The heavily expansionary nature of global monetary and fiscal policy is becoming increasingly evident, European Central Bank Executive Board member Juergen Stark said on Wednesday.
Speaking at an event organised by the German Christian Democrats, Stark, who oversees the ECB's economics division, said global imbalances remained a persistent problem and critcised lacklustre progress in bringing them under control.
"The foreign exchange regimes of key emerging economies continue to build huge excess currency reserves. At the same time very expansionary monetary and fiscal policy is increasingly noticeable," Stark said in a speech text provided by the ECB.
"We are still a long way away from a sustainable and balanced growth in large emerging and industrialised economies."
In April, the ECB became the first major Western central bank to hike interest rates since the onset of the financial crisis. It is expected to repeat the move in July to take rates to 1.5% from their current level of 1.25%.

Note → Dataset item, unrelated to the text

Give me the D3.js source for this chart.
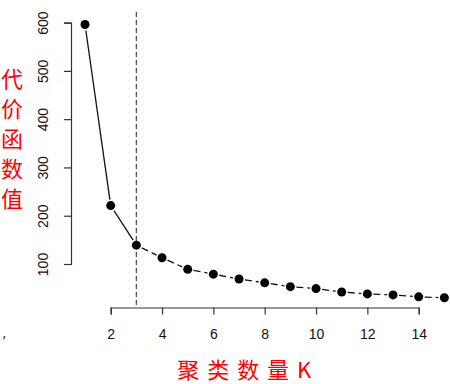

Speaking earlier in the same event, ECB Governing Council member Mario Draghi said overheating was "a clear and present danger" and that inflation could undermine the solidity of global growth.
Draghi also said heavy debt loads presented downside risks to global growth.
In his actual speech, Stark also warned that Greek banks would face heavy losses of deposits if the country were to restructure its public debt.
He said Greece must reach a primary surplus -- where tax and other revenues outsize outgoings, excluding interest payments -- and that cutting debt by restructuring would not solve the underlying problems.
"That (restructuring) would not be cheap. We should think a step ahead," Stark said.
He also said that while the financial crisis was not so evident in Germany anymore, it remained too early to call it over.
Currency dumpingStark took particular aim at emerging market economies for building reserves or pegging their currencies to the dollar to create a competitive advantage in export markets, urging them to move towards free-floating currency systems.
He vowed the ECB would not participate in "currency dumping" as he called it, and underscored the fact the bank had already phased out some of its crisis support measures.
The biggest challenge for major industrialised economies, meanwhile, were high debt levels, Stark said. He called for under pressure nations to "pursue consolidation of public finances in a determined fashion and at the same time reduce monetary stimulus."
Turning to operations to provide commercial banks with funds, Stark said central banks should never pre-commit to providing banks with ubiquitous liquidity during times of trouble.